Archeoloog Jay Haviser, die nauw betrokken was bij de vondst in Amboina, lichtte toe dat het onderzoek essentieel is voor de gemeenschap van Bonaire. Hij ontdekte daar een deel van een dorp met zeven huizen, elk bevattende, naast artefacten, schedels en menselijke resten. “Dit onderzoek zal bijdragen aan ons begrip van de eerste inwoners van Bonaire en hun afkomst, vooral gericht op de periode voor en tijdens de keramiek tijdperk.” Aldus Haviser.
Kendra Sirak, verbonden aan het DNA-laboratorium van de Harvard Universiteit, belichtte de onderzoeksmethoden en de relevantie van deze studie. Het laboratorium is gespecialiseerd in het bestuderen van het genoom van mensen uit het verleden. De analyse van oeroud DNA kan waardevolle inzichten bieden in gedeelde menselijke geschiedenissen, migratiepatronen, culturele uitwisselingen en aanpassingen aan nieuwe omstandigheden en omgevingen.

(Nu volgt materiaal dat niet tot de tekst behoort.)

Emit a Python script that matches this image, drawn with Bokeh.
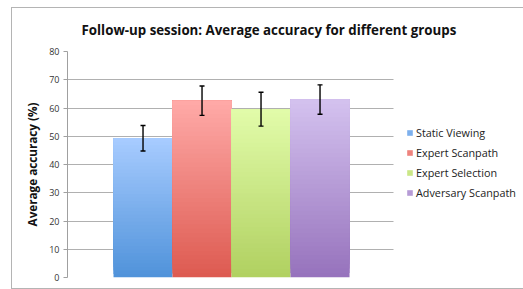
from bokeh.plotting import figure
from bokeh.models import (ColumnDataSource, Whisker, TeeHead, Legend, LegendItem, SingleIntervalTicker,
                          BoxAnnotation, Range1d)
from bokeh.layouts import column
from bokeh.embed import file_html
from bokeh.resources import INLINE

# ---- data ----
groups = ["Static Viewing", "Expert Scanpath", "Expert Selection", "Adversary Scanpath"]
accuracy = [49.3, 62.6, 59.6, 63.0]
err = [4.5, 5.2, 6.0, 5.2]
title_text = "Follow-up session: Average accuracy for different groups"
y_label = "Average accuracy (%)"

# gradient colours (bottom, top) per group
col_bottom = ["#4f92da", "#dd5a50", "#b0d060", "#9672bc"]
col_top = ["#a8ccff", "#ffaaa8", "#e2fcaa", "#d4c2ef"]

def hex2rgb(h):
    h = h.lstrip("#")
    return tuple(int(h[i:i + 2], 16) for i in (0, 2, 4))

def mix(a, b, t):
    ra, rb = hex2rgb(a), hex2rgb(b)
    return "#%02x%02x%02x" % tuple(int(round(ra[k] + (rb[k] - ra[k]) * t)) for k in range(3))

xpos = list(range(len(groups)))  # group index along x

# vertical colour gradient: overlapping slices, each from its own start to the bar's top
N = 40
xs, bots, tops, cols, names = [], [], [], [], []
mid_index = []
for xi, g, v, cb, ct in zip(xpos, groups, accuracy, col_bottom, col_top):
    for i in range(N):
        xs.append(xi)
        names.append(g)
        bots.append(v * i / N)
        tops.append(v)
        cols.append(mix(cb, ct, (i + 0.5) / N))
        if i == N // 2:
            mid_index.append(len(xs) - 1)
seg = ColumnDataSource(dict(x=xs, bottom=bots, top=tops, color=cols, group=names))

FONT = "Open Sans"

# frame spans to the right edge; the area right of the plot region is masked for the legend
X0, X1, XCUT = -1.28, 6.635, 4.245
p = figure(width=522, height=280, x_range=Range1d(X0, X1), y_range=(0, 80),
           output_backend="svg", toolbar_location=None,
           min_border_left=55, min_border_right=0, min_border_top=39, min_border_bottom=11)

r = p.vbar(x="x", bottom="bottom", top="top", width=1.0, fill_color="color",
           line_color=None, source=seg)

mask = BoxAnnotation(left=XCUT, fill_color="white", fill_alpha=1.0, line_color=None)
p.add_layout(mask)

es = ColumnDataSource(dict(x=xpos, upper=[a + e for a, e in zip(accuracy, err)],
                           lower=[a - e for a, e in zip(accuracy, err)]))
w = Whisker(base="x", upper="upper", lower="lower", source=es, line_color="black", line_width=1.4,
            upper_head=TeeHead(size=5, line_color="black", line_width=1.4),
            lower_head=TeeHead(size=5, line_color="black", line_width=1.4), level="overlay")
p.add_layout(w)

# title
p.title.text = title_text
p.title.align = "left"
p.title.offset = 14
p.title.text_font = FONT
p.title.text_font_size = "13.3px"
p.title.text_font_style = "bold"
p.title.text_color = "#111111"
p.title.standoff = 23
p.title.vertical_align = "middle"

# axes
p.xaxis.visible = False

p.yaxis.ticker = SingleIntervalTicker(interval=10)
p.yaxis.axis_line_color = "#a0a0a0"
p.yaxis.major_tick_line_color = "#a0a0a0"
p.yaxis.major_tick_out = 4
p.yaxis.major_tick_in = 0
p.yaxis.minor_tick_line_color = None
p.yaxis.major_label_text_font = FONT
p.yaxis.major_label_text_font_size = "9px"
p.yaxis.major_label_text_color = "#333333"
p.yaxis.major_label_standoff = 4
p.yaxis.axis_label = y_label
p.yaxis.axis_label_text_font = FONT
p.yaxis.axis_label_text_font_size = "11.7px"
p.yaxis.axis_label_text_font_style = "bold"
p.yaxis.axis_label_text_color = "#111111"
p.yaxis.axis_label_standoff = 6

p.xgrid.grid_line_color = None
p.ygrid.grid_line_color = "#b0b0b0"
p.ygrid.grid_line_width = 1
p.outline_line_color = None

items = [LegendItem(label=g, renderers=[r], index=k) for g, k in zip(groups, mid_index)]
legend = Legend(items=items, location=(339, 77), glyph_width=7, glyph_height=7,
                label_text_font=FONT, label_text_font_size="10.8px", label_text_color="#222222",
                label_standoff=3, spacing=5, padding=4, margin=0,
                border_line_color=None, background_fill_alpha=0)
p.add_layout(legend)

layout = column(p, styles={"border-top": "1px solid #b4b4b4", "border-left": "1px solid #b4b4b4",
                           "border-bottom": "1px solid #b4b4b4",
                           "margin-left": "11px", "margin-top": "7px"})

open("out.html", "w").write(file_html(layout, INLINE))
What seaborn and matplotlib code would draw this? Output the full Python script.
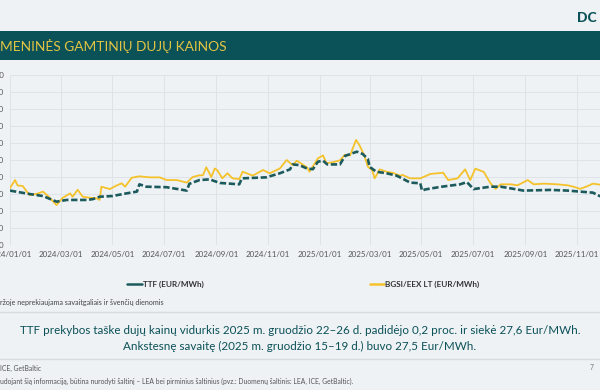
import matplotlib
matplotlib.use("Agg")
import matplotlib.pyplot as plt
import matplotlib.dates as mdates
from matplotlib.patches import Rectangle
from matplotlib.lines import Line2D
import pandas as pd
import seaborn as sns

# ---------------- data ----------------
ttf_dates = ["2024-01-01", "2024-01-24", "2024-02-09", "2024-02-25", "2024-03-08", "2024-04-01",
             "2024-04-08", "2024-04-16", "2024-05-01", "2024-05-18", "2024-05-30", "2024-06-02",
             "2024-06-10", "2024-07-04", "2024-07-28", "2024-07-31", "2024-08-12", "2024-08-24",
             "2024-09-05", "2024-09-28", "2024-10-01", "2024-10-30", "2024-11-15", "2024-11-27",
             "2024-11-30", "2024-12-08", "2024-12-17", "2024-12-24", "2024-12-30", "2025-01-05",
             "2025-01-10", "2025-01-25", "2025-01-31", "2025-02-14", "2025-02-21", "2025-02-27",
             "2025-03-01", "2025-03-09", "2025-03-21", "2025-04-02", "2025-04-06", "2025-04-18",
             "2025-04-30", "2025-05-02", "2025-05-06", "2025-05-24", "2025-06-16", "2025-06-24",
             "2025-07-02", "2025-07-22", "2025-08-03", "2025-08-15", "2025-08-30", "2025-10-01",
             "2025-10-21", "2025-11-05", "2025-11-20", "2025-11-28", "2025-12-26"]
ttf_values = [32.0, 30.0, 28.8, 25.5, 26.5, 26.5,
              27.0, 28.4, 28.8, 30.4, 31.4, 35.7,
              34.3, 34.0, 32.0, 36.0, 38.2, 38.6,
              36.5, 35.7, 39.2, 39.8, 42.2, 44.5,
              47.4, 47.0, 45.0, 44.6, 49.0, 49.6,
              47.4, 47.4, 52.4, 54.9, 53.5, 50.6,
              46.0, 43.1, 42.2, 40.8, 39.8, 36.7,
              36.3, 32.0, 32.7, 34.2, 35.7, 37.0,
              32.9, 34.3, 34.3, 33.3, 32.0, 32.4,
              32.0, 31.4, 30.8, 28.8, 27.6]

bgsi_dates = ["2024-01-01", "2024-01-07", "2024-01-10", "2024-01-16", "2024-01-24", "2024-02-01",
              "2024-02-09", "2024-02-15", "2024-02-25", "2024-03-03", "2024-03-12", "2024-03-15",
              "2024-03-21", "2024-03-27", "2024-04-04", "2024-04-12", "2024-04-16", "2024-04-18",
              "2024-04-28", "2024-05-06", "2024-05-12", "2024-05-16", "2024-05-24", "2024-06-02",
              "2024-06-14", "2024-06-26", "2024-07-04", "2024-07-16", "2024-07-28", "2024-08-04",
              "2024-08-12", "2024-08-16", "2024-08-20", "2024-08-26", "2024-08-30", "2024-09-02",
              "2024-09-08", "2024-09-14", "2024-09-20", "2024-09-28", "2024-10-02", "2024-10-14",
              "2024-10-26", "2024-11-03", "2024-11-15", "2024-11-23", "2024-11-30", "2024-12-05",
              "2024-12-17", "2024-12-20", "2024-12-30", "2025-01-05", "2025-01-09", "2025-01-16",
              "2025-01-25", "2025-01-31", "2025-02-06", "2025-02-13", "2025-02-17", "2025-02-23",
              "2025-02-27", "2025-03-04", "2025-03-07", "2025-03-13", "2025-03-21", "2025-03-28",
              "2025-04-06", "2025-04-09", "2025-04-18", "2025-04-30", "2025-05-12", "2025-05-27",
              "2025-06-02", "2025-06-13", "2025-06-22", "2025-06-28", "2025-07-04", "2025-07-14",
              "2025-07-22", "2025-07-28", "2025-08-03", "2025-08-15", "2025-08-23", "2025-09-04",
              "2025-09-11", "2025-09-23", "2025-10-09", "2025-10-21", "2025-10-28", "2025-11-05",
              "2025-11-13", "2025-11-20", "2025-11-28"]
bgsi_values = [33.5, 38.2, 35.0, 34.7, 29.4, 30.0,
               31.4, 28.8, 23.5, 27.6, 30.4, 28.4,
               32.5, 28.4, 27.8, 27.5, 26.5, 34.3,
               32.9, 35.0, 36.3, 34.3, 39.6, 40.4,
               39.8, 39.8, 38.2, 38.2, 36.7, 40.0,
               41.0, 41.0, 45.7, 40.0, 45.0, 44.0,
               39.2, 42.2, 39.2, 38.8, 43.1, 40.8,
               44.1, 42.2, 45.0, 50.0, 47.0, 49.6,
               45.7, 43.1, 51.0, 52.7, 48.2, 48.6,
               49.8, 53.1, 52.7, 61.8, 58.8, 52.4,
               46.1, 44.1, 39.2, 44.5, 43.1, 42.5,
               40.8, 41.2, 39.2, 39.2, 41.8, 42.5,
               38.2, 39.2, 44.5, 38.2, 44.9, 43.0,
               36.3, 33.0, 35.7, 35.7, 35.1, 38.2,
               35.7, 36.1, 35.7, 35.1, 34.3, 33.0,
               34.5, 36.1, 35.5]

y_ticks = [0, 10, 20, 30, 40, 50, 60, 70, 80, 90, 100]
x_ticks = ["2024-01-01", "2024-03-01", "2024-05-01", "2024-07-01", "2024-09-01", "2024-11-01",
           "2025-01-01", "2025-03-01", "2025-05-01", "2025-07-01", "2025-09-01", "2025-11-01"]

title_text = "MENINĖS GAMTINIŲ DUJŲ KAINOS"
legend_ttf = "TTF (EUR/MWh)"
legend_bgsi = "BGSI/EEX LT (EUR/MWh)"
footnote = "ržoje neprekiaujama savaitgaliais ir švenčių dienomis"
main_line1 = "TTF prekybos taške dujų kainų vidurkis 2025 m. gruodžio 22–26 d. padidėjo 0,2 proc. ir siekė 27,6 Eur/MWh."
main_line2 = "Ankstesnę savaitę (2025 m. gruodžio 15–19 d.) buvo 27,5 Eur/MWh."
source1 = "ICE, GetBaltic"
source2 = "udojant šią informaciją, būtina nurodyti šaltinį – LEA bei pirminius šaltinius (pvz.: Duomenų šaltinis: LEA, ICE, GetBaltic)."
page_no = "7"

# ---------------- style ----------------
BG = "#eef2f5"
TEAL = "#0b5158"
TTF_C = "#1d5a5c"
GOLD = "#f5c22b"
GRID = "#dde3e8"

sns.set_theme(style="whitegrid", rc={"axes.facecolor": BG, "figure.facecolor": BG,
                                     "grid.color": GRID, "grid.linewidth": 0.7})
plt.rcParams["font.family"] = ["Lato", "DejaVu Sans"]

W, H = 600, 390
fig = plt.figure(figsize=(6, 3.9), dpi=100)
fig.patch.set_facecolor(BG)

def fx(px):
    return px / W

def fy(py):
    return 1 - py / H

# header band
fig.patches.append(Rectangle((0, fy(60)), 1, 29 / H, transform=fig.transFigure,
                             facecolor=TEAL, edgecolor="none", zorder=0))
fig.text(fx(0), fy(46), title_text, color="#e2c443", fontsize=9.9, va="center", ha="left")
fig.text(fx(577), fy(18), "DC", color=TEAL, fontsize=10, fontweight="black", va="center", ha="left")

# axes
x0 = pd.Timestamp("2024-01-01")
x1 = pd.Timestamp("2025-12-31")
px_per_day = 0.846
ax_w_px = (x1 - x0).days * px_per_day
ax = fig.add_axes([fx(10), fy(245), ax_w_px / W, 170 / H])
ax.set_facecolor(BG)

df_ttf = pd.DataFrame({"date": pd.to_datetime(ttf_dates), "value": ttf_values})
df_bgsi = pd.DataFrame({"date": pd.to_datetime(bgsi_dates), "value": bgsi_values})

sns.lineplot(data=df_bgsi, x="date", y="value", ax=ax, color=GOLD, linewidth=1.3,
             estimator=None, zorder=3)
sns.lineplot(data=df_ttf, x="date", y="value", ax=ax, color=TTF_C, linewidth=1.9,
             linestyle=(0, (2.4, 1.0)), estimator=None, zorder=4)

ax.set_xlim(x0, x1)
ax.set_ylim(0, 100)
ax.set_yticks(y_ticks)
ax.set_yticklabels([str(v) for v in y_ticks])
ax.set_xticks(pd.to_datetime(x_ticks))
ax.xaxis.set_major_formatter(mdates.DateFormatter("%Y/%m/%d"))
ax.tick_params(axis="both", labelsize=5.8, colors="#555555", length=0)
ax.tick_params(axis="y", pad=4.5)
ax.tick_params(axis="x", pad=4)
ax.set_xlabel("")
ax.set_ylabel("")
for s in ax.spines.values():
    s.set_visible(False)
ax.grid(True, color=GRID, linewidth=0.7)

# legend
fig.add_artist(Line2D([fx(127), fx(142)], [fy(284), fy(284)], color=TTF_C, linewidth=1.8,
                      transform=fig.transFigure))
fig.text(fx(143), fy(284), legend_ttf, fontsize=5.9, fontweight="bold", color="#333333",
         va="center", ha="left")
fig.add_artist(Line2D([fx(370), fx(384)], [fy(284), fy(284)], color=GOLD, linewidth=1.8,
                      transform=fig.transFigure))
fig.text(fx(385), fy(284), legend_bgsi, fontsize=5.9, fontweight="bold", color="#333333",
         va="center", ha="left")

fig.text(fx(0), fy(302), footnote, fontsize=5.1, color="#444444", va="center", ha="left")

# separators
for yy in (312, 359):
    fig.add_artist(Line2D([0, 1], [fy(yy), fy(yy)], color="#d6dbdf", linewidth=1.0,
                          transform=fig.transFigure))

fig.text(0.5, fy(330), main_line1, fontsize=8.35, color=TEAL, va="center", ha="center")
fig.text(0.5, fy(346), main_line2, fontsize=8.35, color=TEAL, va="center", ha="center")

fig.text(fx(0), fy(368), source1, fontsize=4.9, color="#555555", va="center", ha="left")
fig.text(fx(590), fy(368), page_no, fontsize=4.9, color="#777777", va="center", ha="left")
fig.text(fx(0), fy(381), source2, fontsize=4.9, color="#555555", va="center", ha="left")

fig.savefig("out.png", dpi=100, facecolor=BG)
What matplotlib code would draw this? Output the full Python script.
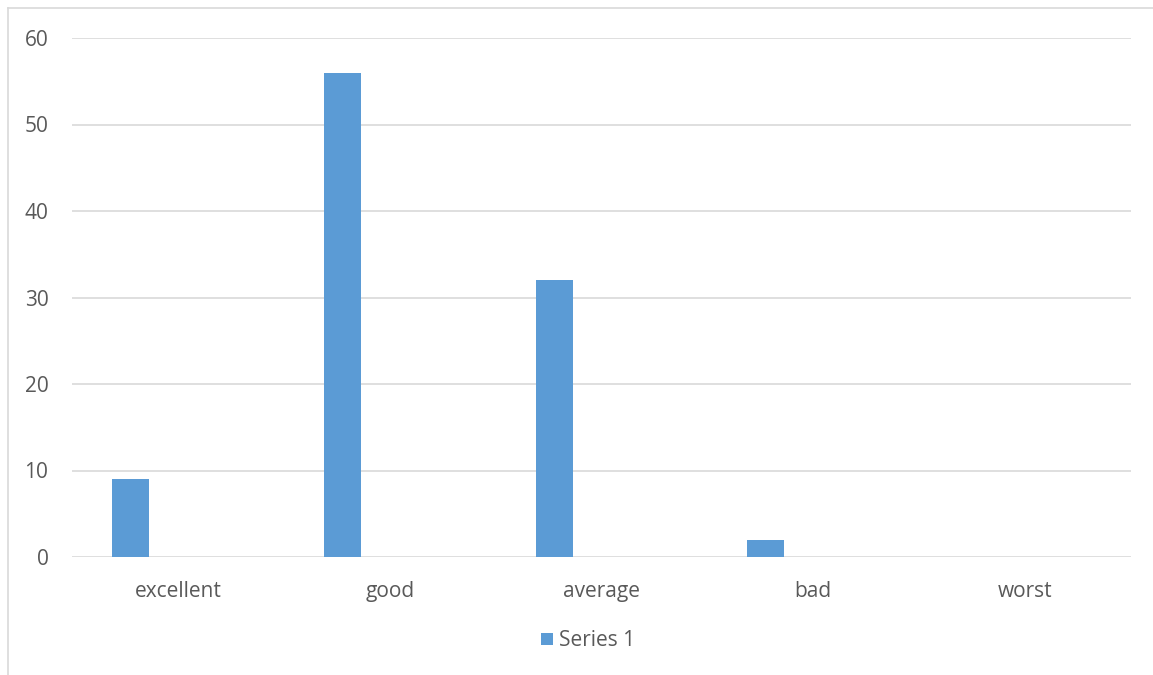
import numpy as np
import matplotlib.pyplot as plt
from matplotlib.lines import Line2D

categories = ["excellent", "good", "average", "bad", "worst"]
series1 = [9, 56, 32, 2, 0]
yticks = [0, 10, 20, 30, 40, 50, 60]

plt.rcParams['font.family'] = ['Open Sans', 'DejaVu Sans']

fig = plt.figure(figsize=(11.53, 6.75), dpi=100)
ax = fig.add_axes([72/1153, 1-557/675, (1131-72)/1153, (557-38)/675])

x = np.arange(len(categories))
ax.bar(x - 0.224, series1, width=0.175, color="#5b9bd5", label="Series 1", zorder=3)

ax.set_xlim(-0.5, len(categories) - 0.5)
ax.set_ylim(0, 60)
ax.set_yticks(yticks)
ax.set_xticks(x)
ax.set_xticklabels(categories)
ax.tick_params(axis="both", length=0, labelsize=15, colors="#595959")
ax.tick_params(axis="x", pad=17)
ax.tick_params(axis="y", pad=17)
ax.grid(axis="y", color="#d9d9d9", linewidth=1.2, zorder=0)
for s in ax.spines.values():
    s.set_visible(False)

leg = fig.legend(loc="center", bbox_to_anchor=(588/1153, 1-641/675), frameon=False,
                 fontsize=15, handlelength=0.55, handleheight=0.55, handletextpad=0.3)
for t in leg.get_texts():
    t.set_color("#595959")

# chart area border
fig.add_artist(Line2D([8/1153, 8/1153], [0, 1-8/675], color="#d9d9d9", linewidth=1.2))
fig.add_artist(Line2D([8/1153, 1], [1-8/675, 1-8/675], color="#d9d9d9", linewidth=1.2))

fig.savefig("out.png", dpi=100)
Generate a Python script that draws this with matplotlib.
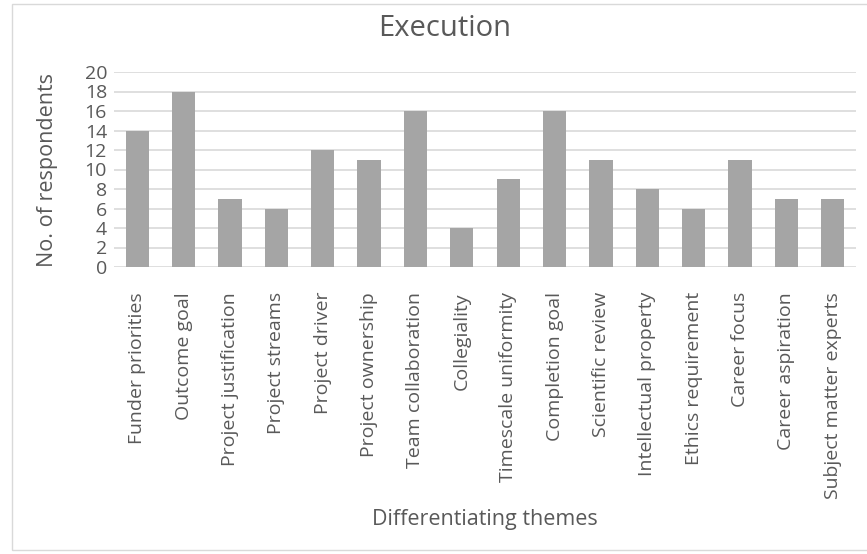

In de moderne archeologie is het van groot belang dat de menselijke resten en artefacten die op Bonaire zijn ontdekt, worden teruggebracht naar het eiland. De opgegraven stukken uit Amboina zijn inmiddels terug op het eiland en staan opgeslagen bij SKAL.
Amerindians
Haviser wil nog meegeven dat het belangrijk is te beseffen dat, in het kader van de komende herdenkingen van het slavernijverleden op 1 juli aanstaande, de Amerindians, de eerste indianen op Bonaire, als eerste gebruikt werden als slaven in de koloniale tijd. Dit aspect uit het slavernijverleden op Bonaire zou meer belicht moeten worden aldus Haviser.